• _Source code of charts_
%%

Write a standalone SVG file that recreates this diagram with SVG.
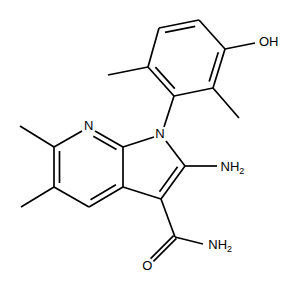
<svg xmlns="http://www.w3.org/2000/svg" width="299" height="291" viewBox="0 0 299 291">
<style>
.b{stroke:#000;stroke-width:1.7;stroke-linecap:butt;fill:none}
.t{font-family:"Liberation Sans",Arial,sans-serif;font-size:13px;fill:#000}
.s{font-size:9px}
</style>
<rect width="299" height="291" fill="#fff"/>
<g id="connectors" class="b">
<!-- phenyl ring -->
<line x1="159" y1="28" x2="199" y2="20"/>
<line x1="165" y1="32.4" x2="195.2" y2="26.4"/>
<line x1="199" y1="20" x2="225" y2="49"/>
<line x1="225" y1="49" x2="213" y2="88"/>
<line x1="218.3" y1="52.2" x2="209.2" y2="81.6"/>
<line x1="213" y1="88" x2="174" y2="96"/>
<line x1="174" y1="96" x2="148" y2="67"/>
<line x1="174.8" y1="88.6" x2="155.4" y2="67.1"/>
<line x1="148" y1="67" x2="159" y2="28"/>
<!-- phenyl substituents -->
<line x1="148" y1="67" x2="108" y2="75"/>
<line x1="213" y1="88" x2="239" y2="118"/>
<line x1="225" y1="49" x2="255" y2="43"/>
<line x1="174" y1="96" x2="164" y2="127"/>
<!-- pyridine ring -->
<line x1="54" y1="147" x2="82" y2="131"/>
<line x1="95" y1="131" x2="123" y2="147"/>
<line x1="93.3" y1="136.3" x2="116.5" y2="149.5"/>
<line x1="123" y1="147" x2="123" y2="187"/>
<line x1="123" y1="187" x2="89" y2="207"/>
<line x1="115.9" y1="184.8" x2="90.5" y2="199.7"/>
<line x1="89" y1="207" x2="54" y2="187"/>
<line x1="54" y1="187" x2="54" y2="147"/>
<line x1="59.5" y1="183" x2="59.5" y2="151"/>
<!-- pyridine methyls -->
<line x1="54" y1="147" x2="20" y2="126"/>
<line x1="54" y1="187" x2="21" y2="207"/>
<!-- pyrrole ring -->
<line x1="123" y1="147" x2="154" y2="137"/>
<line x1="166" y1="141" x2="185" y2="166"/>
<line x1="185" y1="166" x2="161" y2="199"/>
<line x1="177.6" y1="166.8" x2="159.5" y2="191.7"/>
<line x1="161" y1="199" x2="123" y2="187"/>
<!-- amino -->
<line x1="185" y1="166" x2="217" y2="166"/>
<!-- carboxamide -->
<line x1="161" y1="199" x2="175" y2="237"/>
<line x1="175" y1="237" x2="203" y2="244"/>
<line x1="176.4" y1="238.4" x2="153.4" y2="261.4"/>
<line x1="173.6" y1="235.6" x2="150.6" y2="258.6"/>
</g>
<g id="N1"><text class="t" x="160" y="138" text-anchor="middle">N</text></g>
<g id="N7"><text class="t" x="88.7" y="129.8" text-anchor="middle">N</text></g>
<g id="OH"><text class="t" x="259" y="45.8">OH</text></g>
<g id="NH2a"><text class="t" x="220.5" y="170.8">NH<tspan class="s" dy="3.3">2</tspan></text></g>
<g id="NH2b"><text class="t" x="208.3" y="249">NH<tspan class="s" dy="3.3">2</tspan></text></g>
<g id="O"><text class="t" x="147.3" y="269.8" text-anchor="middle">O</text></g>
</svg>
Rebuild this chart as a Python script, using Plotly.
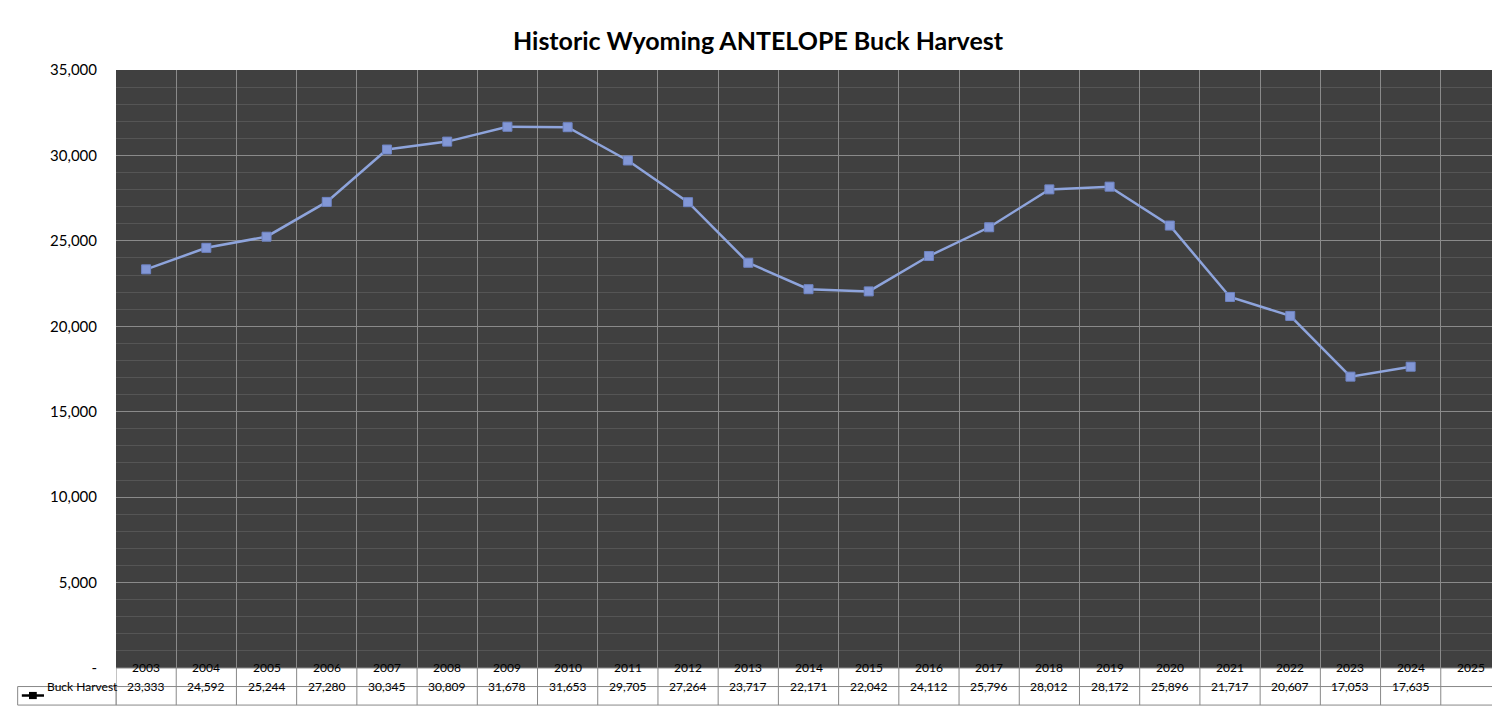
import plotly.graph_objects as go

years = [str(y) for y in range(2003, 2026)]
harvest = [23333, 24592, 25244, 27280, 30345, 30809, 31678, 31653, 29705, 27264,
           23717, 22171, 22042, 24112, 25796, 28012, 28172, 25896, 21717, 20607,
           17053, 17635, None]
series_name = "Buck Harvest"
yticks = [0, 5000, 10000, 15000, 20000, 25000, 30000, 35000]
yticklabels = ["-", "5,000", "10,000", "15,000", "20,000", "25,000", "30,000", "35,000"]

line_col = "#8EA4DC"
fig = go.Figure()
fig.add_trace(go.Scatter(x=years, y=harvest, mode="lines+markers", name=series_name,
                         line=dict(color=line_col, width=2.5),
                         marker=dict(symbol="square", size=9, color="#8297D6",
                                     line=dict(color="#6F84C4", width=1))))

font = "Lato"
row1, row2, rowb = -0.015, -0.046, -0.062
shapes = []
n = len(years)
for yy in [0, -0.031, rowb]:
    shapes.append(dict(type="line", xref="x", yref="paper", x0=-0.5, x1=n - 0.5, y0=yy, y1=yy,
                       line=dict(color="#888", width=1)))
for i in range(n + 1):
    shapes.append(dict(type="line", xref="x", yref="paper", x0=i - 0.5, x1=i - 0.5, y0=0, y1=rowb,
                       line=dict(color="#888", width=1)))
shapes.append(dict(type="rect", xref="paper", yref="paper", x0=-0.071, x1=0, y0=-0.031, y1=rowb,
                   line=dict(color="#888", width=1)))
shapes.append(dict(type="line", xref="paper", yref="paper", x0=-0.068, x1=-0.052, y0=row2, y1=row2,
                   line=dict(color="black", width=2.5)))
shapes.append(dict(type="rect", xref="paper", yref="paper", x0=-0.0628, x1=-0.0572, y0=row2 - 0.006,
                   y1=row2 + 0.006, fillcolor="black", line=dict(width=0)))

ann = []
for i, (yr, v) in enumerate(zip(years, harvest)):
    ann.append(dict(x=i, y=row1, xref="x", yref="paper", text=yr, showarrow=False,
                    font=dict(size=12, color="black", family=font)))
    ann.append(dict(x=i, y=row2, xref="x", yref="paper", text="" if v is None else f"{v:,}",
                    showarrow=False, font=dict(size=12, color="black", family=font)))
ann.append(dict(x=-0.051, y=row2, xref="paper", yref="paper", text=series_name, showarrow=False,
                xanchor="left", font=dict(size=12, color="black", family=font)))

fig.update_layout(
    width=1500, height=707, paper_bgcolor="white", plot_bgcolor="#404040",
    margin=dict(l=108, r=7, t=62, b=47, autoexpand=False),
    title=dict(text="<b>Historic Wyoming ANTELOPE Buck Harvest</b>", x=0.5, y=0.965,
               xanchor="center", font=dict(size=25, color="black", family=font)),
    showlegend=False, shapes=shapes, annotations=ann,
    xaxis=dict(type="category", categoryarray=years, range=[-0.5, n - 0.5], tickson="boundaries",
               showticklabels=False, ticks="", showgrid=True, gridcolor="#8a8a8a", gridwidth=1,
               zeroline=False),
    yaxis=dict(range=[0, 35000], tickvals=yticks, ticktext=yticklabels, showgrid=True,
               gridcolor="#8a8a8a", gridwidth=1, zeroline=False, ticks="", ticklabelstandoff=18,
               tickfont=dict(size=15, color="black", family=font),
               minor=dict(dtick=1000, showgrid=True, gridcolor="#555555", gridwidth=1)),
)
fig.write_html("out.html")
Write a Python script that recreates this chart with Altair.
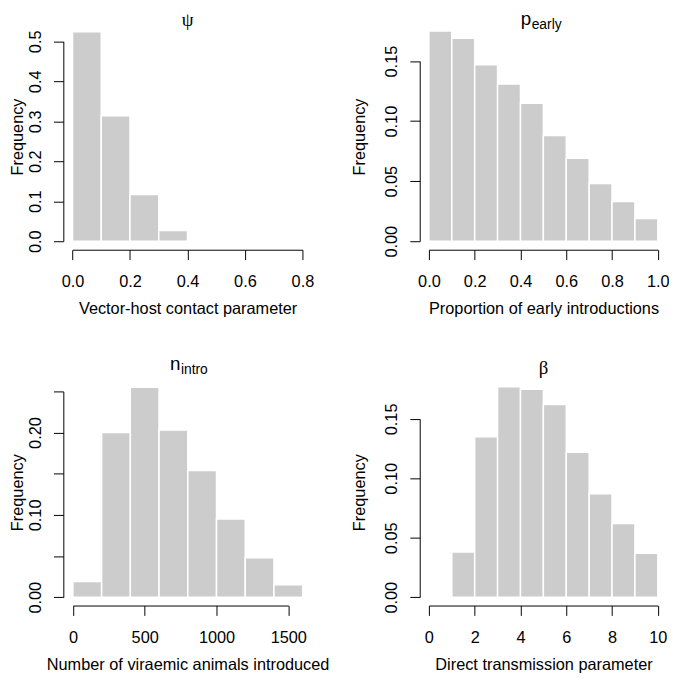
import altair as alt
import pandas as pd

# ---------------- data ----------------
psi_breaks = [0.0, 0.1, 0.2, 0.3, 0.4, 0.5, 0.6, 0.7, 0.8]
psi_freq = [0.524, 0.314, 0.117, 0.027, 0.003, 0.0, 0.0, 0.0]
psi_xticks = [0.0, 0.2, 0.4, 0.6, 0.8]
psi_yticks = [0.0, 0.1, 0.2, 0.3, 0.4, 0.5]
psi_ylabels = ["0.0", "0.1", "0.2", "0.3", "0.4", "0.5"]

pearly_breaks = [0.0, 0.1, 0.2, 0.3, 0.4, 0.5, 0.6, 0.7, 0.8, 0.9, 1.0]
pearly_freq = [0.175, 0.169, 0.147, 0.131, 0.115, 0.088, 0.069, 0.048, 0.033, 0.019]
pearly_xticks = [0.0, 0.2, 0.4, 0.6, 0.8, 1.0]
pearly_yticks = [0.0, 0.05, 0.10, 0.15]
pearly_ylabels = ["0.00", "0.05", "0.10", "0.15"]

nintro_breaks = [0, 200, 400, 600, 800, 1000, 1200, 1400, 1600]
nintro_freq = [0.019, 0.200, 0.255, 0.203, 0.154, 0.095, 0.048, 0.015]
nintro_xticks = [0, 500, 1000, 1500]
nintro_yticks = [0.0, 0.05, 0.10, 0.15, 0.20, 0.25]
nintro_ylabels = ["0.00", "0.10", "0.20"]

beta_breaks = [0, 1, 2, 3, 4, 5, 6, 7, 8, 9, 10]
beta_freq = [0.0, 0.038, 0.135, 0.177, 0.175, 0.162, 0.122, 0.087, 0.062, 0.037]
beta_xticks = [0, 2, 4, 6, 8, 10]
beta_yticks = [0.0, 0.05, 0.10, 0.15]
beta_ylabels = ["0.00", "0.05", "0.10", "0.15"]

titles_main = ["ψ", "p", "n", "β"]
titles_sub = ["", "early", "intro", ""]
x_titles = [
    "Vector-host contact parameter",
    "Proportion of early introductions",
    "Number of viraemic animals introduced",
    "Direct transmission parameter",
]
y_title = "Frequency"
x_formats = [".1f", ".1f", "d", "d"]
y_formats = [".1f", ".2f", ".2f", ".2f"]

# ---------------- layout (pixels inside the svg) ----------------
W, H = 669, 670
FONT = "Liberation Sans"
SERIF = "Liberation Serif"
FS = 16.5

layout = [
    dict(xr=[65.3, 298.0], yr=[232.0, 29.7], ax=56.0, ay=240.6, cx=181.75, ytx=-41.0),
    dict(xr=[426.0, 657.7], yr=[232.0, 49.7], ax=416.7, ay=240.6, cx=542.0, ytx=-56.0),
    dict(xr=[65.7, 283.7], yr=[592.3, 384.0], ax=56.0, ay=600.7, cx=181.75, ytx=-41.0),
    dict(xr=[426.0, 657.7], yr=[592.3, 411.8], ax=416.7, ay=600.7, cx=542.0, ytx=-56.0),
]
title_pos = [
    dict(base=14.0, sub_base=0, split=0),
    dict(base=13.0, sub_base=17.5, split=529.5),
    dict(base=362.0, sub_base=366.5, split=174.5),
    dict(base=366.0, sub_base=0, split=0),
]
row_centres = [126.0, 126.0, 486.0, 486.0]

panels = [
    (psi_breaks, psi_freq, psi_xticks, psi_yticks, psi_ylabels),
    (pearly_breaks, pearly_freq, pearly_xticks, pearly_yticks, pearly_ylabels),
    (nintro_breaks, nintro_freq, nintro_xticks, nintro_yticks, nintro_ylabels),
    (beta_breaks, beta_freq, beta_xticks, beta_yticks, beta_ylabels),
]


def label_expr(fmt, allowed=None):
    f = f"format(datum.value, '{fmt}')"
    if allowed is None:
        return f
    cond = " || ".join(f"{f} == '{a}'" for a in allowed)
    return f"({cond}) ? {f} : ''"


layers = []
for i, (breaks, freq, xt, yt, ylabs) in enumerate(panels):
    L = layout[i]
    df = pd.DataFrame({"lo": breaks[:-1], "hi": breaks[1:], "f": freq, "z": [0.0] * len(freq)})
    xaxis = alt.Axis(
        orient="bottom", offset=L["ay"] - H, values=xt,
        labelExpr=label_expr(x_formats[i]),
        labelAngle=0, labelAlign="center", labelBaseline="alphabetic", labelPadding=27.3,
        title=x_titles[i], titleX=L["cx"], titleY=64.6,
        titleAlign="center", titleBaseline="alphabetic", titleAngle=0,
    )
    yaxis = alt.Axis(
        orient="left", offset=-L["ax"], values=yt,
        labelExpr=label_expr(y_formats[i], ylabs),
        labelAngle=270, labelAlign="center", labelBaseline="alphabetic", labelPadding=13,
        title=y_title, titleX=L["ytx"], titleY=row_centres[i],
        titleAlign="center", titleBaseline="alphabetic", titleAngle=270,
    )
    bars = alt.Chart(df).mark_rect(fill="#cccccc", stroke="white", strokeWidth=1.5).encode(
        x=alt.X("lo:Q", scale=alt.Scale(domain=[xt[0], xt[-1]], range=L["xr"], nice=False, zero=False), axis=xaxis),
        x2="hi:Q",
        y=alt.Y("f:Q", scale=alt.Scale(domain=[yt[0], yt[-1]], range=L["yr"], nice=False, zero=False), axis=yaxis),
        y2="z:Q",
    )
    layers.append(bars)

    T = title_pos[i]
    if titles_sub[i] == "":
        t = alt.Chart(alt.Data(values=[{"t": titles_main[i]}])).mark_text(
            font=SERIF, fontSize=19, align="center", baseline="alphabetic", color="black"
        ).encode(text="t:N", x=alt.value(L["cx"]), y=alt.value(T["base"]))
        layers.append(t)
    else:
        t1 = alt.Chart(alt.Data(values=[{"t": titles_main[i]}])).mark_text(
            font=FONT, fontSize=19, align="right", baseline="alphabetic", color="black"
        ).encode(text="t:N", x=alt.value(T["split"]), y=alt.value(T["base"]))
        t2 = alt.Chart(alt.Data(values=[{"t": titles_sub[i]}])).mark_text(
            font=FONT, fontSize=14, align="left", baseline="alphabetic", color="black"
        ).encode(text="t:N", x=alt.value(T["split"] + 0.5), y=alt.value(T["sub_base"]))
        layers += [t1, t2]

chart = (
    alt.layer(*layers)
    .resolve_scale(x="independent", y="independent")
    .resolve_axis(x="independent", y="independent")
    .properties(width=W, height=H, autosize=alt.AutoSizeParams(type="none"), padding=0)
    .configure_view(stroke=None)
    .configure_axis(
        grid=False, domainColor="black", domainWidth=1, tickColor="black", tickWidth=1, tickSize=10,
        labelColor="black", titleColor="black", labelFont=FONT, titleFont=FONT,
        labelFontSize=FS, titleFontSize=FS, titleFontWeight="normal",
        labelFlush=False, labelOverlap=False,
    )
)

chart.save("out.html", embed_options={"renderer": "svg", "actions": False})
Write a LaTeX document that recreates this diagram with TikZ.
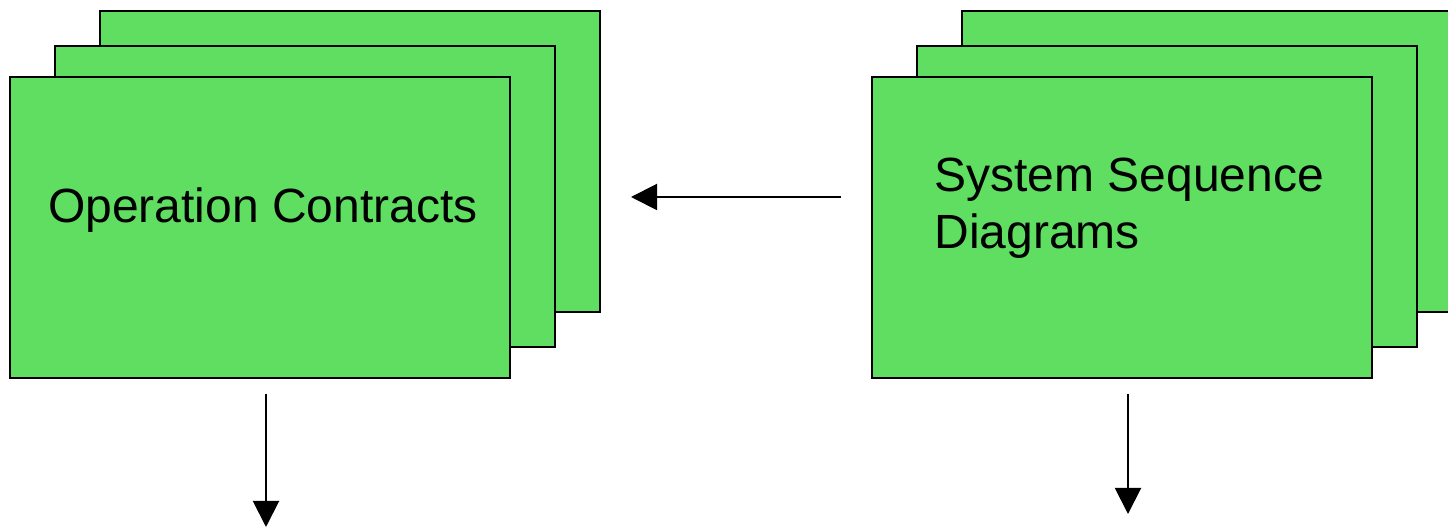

%%

• _Given problem_
Pick out all the lines with the word "script" in them and copy them.

• _Result for this task_
Rebuild this chart as a Python script, using Plotly.
Write a Python script that recreates this chart with Altair.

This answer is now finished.